Thursday, June 12, 2014

What Takes Place in the Act of Faith? [1]

The Transformation of the Believing Subject into Ipse Christus

“I am referring to the statement in the Letter to the Galatians in which Saint Paul describes the distinctive element of Christianity as a personal experience which revolutionizes everything and at the same time as an objective reality: ‘It is no longer I who live, but Christ who lives in me’(Gal. 2, 20). This affirmation stands at the end of that brief spiritual autobiography which Paul sketches for his readers – not in order to boast but, by alluding to the story of his own relationship with Christ and the Church, to make clear the nature of the gospel which has been entrusted to him. Beginning on t he outside, this apologia pro vita sua leads him, so to speak, farther and farther inward. He first presents the external events surrounding his vocation and the subsequent direction of his life. Finally, however, this one phrase, like a sudden bolt of lightning, reveals in its light the inner event which took place in those outer events and which lies at their very foundation. This inner event is at one and the same time wholly personal and wholly objective. It is an individual experience in the highest degree, yet it declares what the essence of Christianity is for everyone. To explain it as meaning that becoming and being a Christian rest upon conversion would still be much too weak a way of putting things. This is not to deny that such an interpretation is indeed aiming in the right direction, but the point is that conversion in the Pauline sense is something much more radical than, say, the revision of a few opinions and attitudes. It is a death-event. In other words, it is an exchange of the old subject for another. The ‘I’ ceases to be an autonomous subject standing in itself. It is snatched away from itself and fitted into a new subject. The ‘I’ is not simply submerged, but it must really release its grip on itself in order then to receive itself anew in and together with a greater ‘I.’

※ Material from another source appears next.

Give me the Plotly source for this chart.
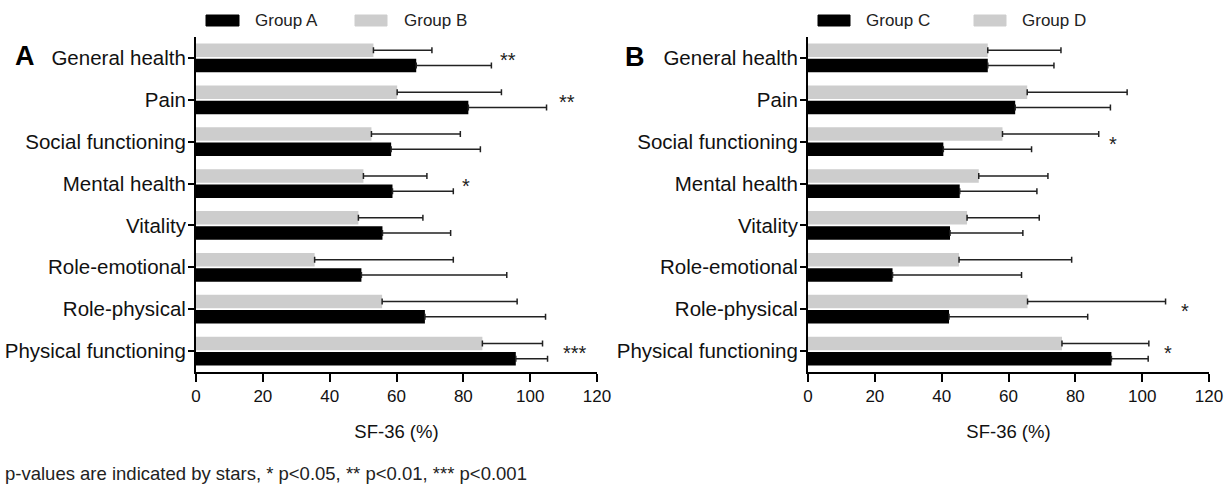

                “In the Letter to the Galatians, the fundamental intuition about the nature of conversion – that it is the surrender of the old isolated subjectivity of the ‘I’ in order to find oneself within the unity of a new Subject, which bursts the limits of the ‘I,’ thus making possible contact with the ground of all reality – appears again with new emphases in another context….

                “[When considering the offspring of Abraham” (Gal. 3, 16)] he emphasizes quite vigorously that the promise was issued only in the singular. It is intended, not for a mass of juxtaposed subjects, but for ‘the offspring of Abraham’ in the singular  [my emphasis](Gal. 3, 16). There is only one bearer of the promise, outside of which is the chaotic world of self-realization where men compete with one another and desire to compete with God but succeed merely in working right past their true hope. But in what sense is the promise the object of hope if it applies only to one individual? The Apostle’s answer runs like this: ‘For as many of you as have been baptized into Christ have pout on Christ. There is no longer Jew or Greek, there is no longer slave or free, there is no longer male or female, for you are all one in Christ Jesus. And if you are Christ’s, then you are Abraham’s offspring, heirs according to the promise’ (Gal. 3, 27-29). It is important to take note of the fact that Paul does not say, for example, ‘you are one thing’ (my emphasis), but rather stresses that ‘you are one man [person].[2]

  All of the above is to suggest the depth of the act of faith as a series of acts of the transformation of the self into the Self of Christ, so as to be able to be experience and be conscious -  as St. Paul and St. Josemaria Escriva, among others – of becoming and being alter Christus, Ipse Christus. How does this take place? By a lifetime of acts of self-gift in ordinary secular work and family life: the repetition of the life of Nazareth.




[1] J. Ratzinger, “The Spiritual Basis and Ecclesial Identity of Theology,” in The Nature and Mission of Theology, Ignatius (1995) 51-52.
[2] The Greek word is heis (masculine) as opposed to hen (which is neuter).